Auch auf der Präventionsseite haben wir künstliche Intelligenz in Form von Machine Learning Modellen in der Hand. Sie sind extrem effektiv, wenn die richtigen Daten zur Verfügung stehen. Heutzutage stehen oft nicht die richtigen oder nicht genügend Daten zur Verfügung.

In Zukunft müssen Verhaltens- und Kontextdaten aus dem Online Banking mit technischen Daten aus dem 3-D Secure Protokoll und der Authentifizierungsapp, Kundenstammdaten der Bank und Provisionierungsdaten aus den Wallets an einer Stelle zusammenfließen. Damit können auffällige Verhaltensmuster über alle Zahlungskanäle hinweg zuverlässiger identifiziert werden.

Darüber hinaus werden wir nicht umhinkommen, Daten, die im Zusammenhang mit Betrugsverdacht anfallen zwischen den Banken und ihren Dienstleistern zu teilen. In den Fällen, in denen Risikomodelle nicht gut funktionieren, weil der echte Kunde an seinem eigenen Gerät Zahlungen auslöst und bestätigt, müssen Banken und ihre Dienstleister in die Lage versetzt werden, die Daten problematische Zahlungsempfänger untereinander zu teilen.

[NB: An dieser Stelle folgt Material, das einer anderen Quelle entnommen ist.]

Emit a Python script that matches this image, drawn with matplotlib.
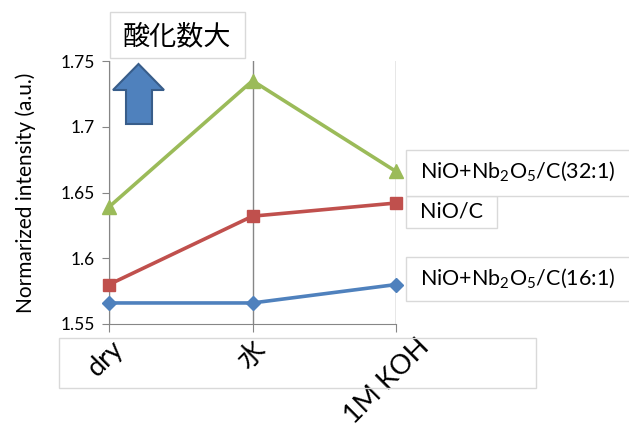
import matplotlib

matplotlib.use("Agg")

import matplotlib.pyplot as plt
from matplotlib.patches import Polygon, Rectangle
from matplotlib.transforms import ScaledTranslation

plt.rcParams["font.family"] = ["Lato", "Noto Sans CJK JP", "DejaVu Sans"]
plt.rcParams["mathtext.fontset"] = "custom"
plt.rcParams["mathtext.rm"] = "Lato"

conditions = ["dry", "水", "1M KOH"]
ratio_32 = [1.639, 1.735, 1.666]
nio_c = [1.580, 1.632, 1.642]
ratio_16 = [1.566, 1.566, 1.580]

series_labels = [
    r"NiO+Nb$_\mathregular{2}$O$_\mathregular{5}$/C(32:1)",
    "NiO/C",
    r"NiO+Nb$_\mathregular{2}$O$_\mathregular{5}$/C(16:1)",
]
y_ticks = [1.55, 1.6, 1.65, 1.7, 1.75]

W, H = 629, 424
fig = plt.figure(figsize=(W / 100, H / 100), dpi=100)


def fx(px):
    return px / W


def fy(py):
    return 1 - py / H


ax = fig.add_axes([fx(109), fy(324), fx(396) - fx(109), fy(61) - fy(324)])

x = list(range(len(conditions)))
ax.plot(x, ratio_32, color="#9BBB59", lw=2.6, marker="^", ms=10, clip_on=False, zorder=3)
ax.plot(x, nio_c, color="#C0504D", lw=2.6, marker="s", ms=9, clip_on=False, zorder=3)
ax.plot(x, ratio_16, color="#4F81BD", lw=2.6, marker="D", ms=7, clip_on=False, zorder=3)

ax.set_xlim(0, 2)
ax.set_ylim(1.55, 1.75)
ax.set_yticks(y_ticks)
ax.set_yticklabels([f"{v:g}" for v in y_ticks], fontsize=12.5)
ax.set_xticks(x)
ax.set_xticklabels(conditions, fontsize=19.5, rotation=45, ha="right", va="top",
                   rotation_mode="anchor")
ax.tick_params(axis="x", length=6, color="#868686", pad=0)
ax.tick_params(axis="y", length=5, color="#868686", pad=5)

# nudge the slanted category labels (pixel shifts)
for lab, (dx, dy) in zip(ax.get_xticklabels(), [(2, -3), (0, -5), (20, -2)]):
    lab.set_transform(lab.get_transform()
                      + ScaledTranslation(dx / 100, dy / 100, fig.dpi_scale_trans))

ax.grid(axis="x", color="#868686", lw=1)
ax.set_axisbelow(True)
for side in ["top", "right"]:
    ax.spines[side].set_visible(False)
for side in ["left", "bottom"]:
    ax.spines[side].set_color("#868686")
ax.set_ylabel("Normarized intensity (a.u.)", fontsize=15, labelpad=18)


def text_box(x0, y0, x1, y1, z):
    fig.add_artist(Rectangle((fx(x0), fy(y1)), fx(x1) - fx(x0), fy(y0) - fy(y1),
                             transform=fig.transFigure, facecolor="white",
                             edgecolor="#D9D9D9", lw=1, zorder=z))


# category label frame
fig.add_artist(Rectangle((fx(59), fy(388)), fx(536) - fx(59), fy(338) - fy(388),
                         transform=fig.transFigure, fill=False,
                         edgecolor="#D9D9D9", lw=1, zorder=5))

# series labels beside the last point
text_box(406, 196, 497, 228, 5)
fig.text(fx(420), fy(212), series_labels[1], fontsize=15.5, va="center", zorder=6)
text_box(406, 150, 640, 196, 7)
fig.text(fx(420), fy(172), series_labels[0], fontsize=15.5, va="center", zorder=8)
text_box(406, 257, 640, 301, 5)
fig.text(fx(420), fy(279), series_labels[2], fontsize=15.5, va="center", zorder=6)

# oxidation-state note with arrow
text_box(110, 12, 245, 58, 5)
fig.text(fx(177), fy(36), "酸化数大", fontsize=19.5, ha="center", va="center", zorder=6)
arrow_pts = [(113, 90), (138.5, 64), (164, 90), (152, 90), (152, 124), (126, 124), (126, 90)]
fig.add_artist(Polygon([(fx(a), fy(b)) for a, b in arrow_pts], closed=True,
                       transform=fig.transFigure, facecolor="#4F81BD",
                       edgecolor="#385D8A", lw=1.5, zorder=6))

fig.savefig("out.png", dpi=100)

Welche Maßnahmen stehen Banken sonst noch zur Verfügung?

Um zu verhindern, dass technische Maßnahmen im Zusammenhang mit der Manipulation von Bankkunden nicht bzw. nicht rechtzeitig greifen, müssen Banken auch in Aufklärung ihrer Kunden investieren. Zusätzlich sehen wir in Großbritannien, dass Banken unter bestimmten Umständen die Möglichkeit brauchen, Account-to-Account-Umsätze mit ihren Kunden abzuklären, bevor sie in Echtzeit ausgeführt werden. Das ist auch heute schon im Kartenumfeld ein gangbarer weg. Solche Maßnahmen gehen aber sicherlich Hand in Hand mit der Aufklärungsarbeit, damit Bankkunden wissen, warum sie zu ihren Umsätzen befragt werden und damit sie sich sicher sein können, dass sie von ihrer Bank und nicht von einem findigen Betrüger befragt werden.

Wie sehen Sie die Entwicklung in den kommenden Jahren?

In den kommenden Jahren wird die Betrugslandschaft weiter an Dynamik gewinnen, insbesondere durch das weitere Wachstum des E-Commerce-Markts. Mit der steigenden Anzahl digitaler Transaktionen erhöhen sich auch die potenziellen Angriffsflächen für Betrüger. Hier werden vor allem Social-Engineering-Methoden und gezielte Angriffe auf neue Zahlungsmethoden weiter zunehmen.

Außerdem bereitet die Einführung des Mandats für SEPA Instant Payments den Betrugsabteilungen in europäischen Banken große Sorgen. Die Echtzeitüberweisung schafft zwar viele Vorteile für Verbraucher und Unternehmen, erhöht jedoch auch den Druck auf Banken und Zahlungsdienstleister, betrügerische Transaktionen noch schneller und besser zu erkennen und zu stoppen. Die Einführung von Instant Payments in Großbritannien und Australien hat gezeigt, dass Betrüger diese Geschwindigkeit nutzen, um Gelder innerhalb von Sekunden weiterzuleiten, bevor sie eingefroren werden können.

Parallel dazu werden Betrüger zunehmend auf fortschrittliche Technologien wie künstliche Intelligenz und Deepfakes setzen, um glaubwürdige Angriffe zu inszenieren. In Kombination mit Fraud-as-a-Service-Modellen, die weniger erfahrenen Kriminellen Zugang zu professionellen Betrugswerkzeugen bieten, erwarten wir eine noch größere Verbreitung und Diversifizierung von Betrugsangriffen.

Trotz dieser Herausforderungen wird auch die Sicherheitsseite erhebliche Fortschritte machen. Insbesondere KI-gestützte Systeme zur Anomalieerkennung, Verhaltensbiometrie und die kontinuierliche Verbesserung von Authentifizierungsmethoden werden eine entscheidende Rolle spielen. Gleichzeitig bleibt die Aufklärung und Sensibilisierung von Endnutzern unerlässlich, denn trotz aller technologischen Entwicklungen bleibt der Mensch oft das größte Risiko.

Die Entwicklung der nächsten Jahre wird ein ständiges Wettrennen zwischen Angreifern und Sicherheitsanbietern sein, insbesondere in einem sich so schnell wandelnden Umfeld wie dem E-Commerce und Instant Payments.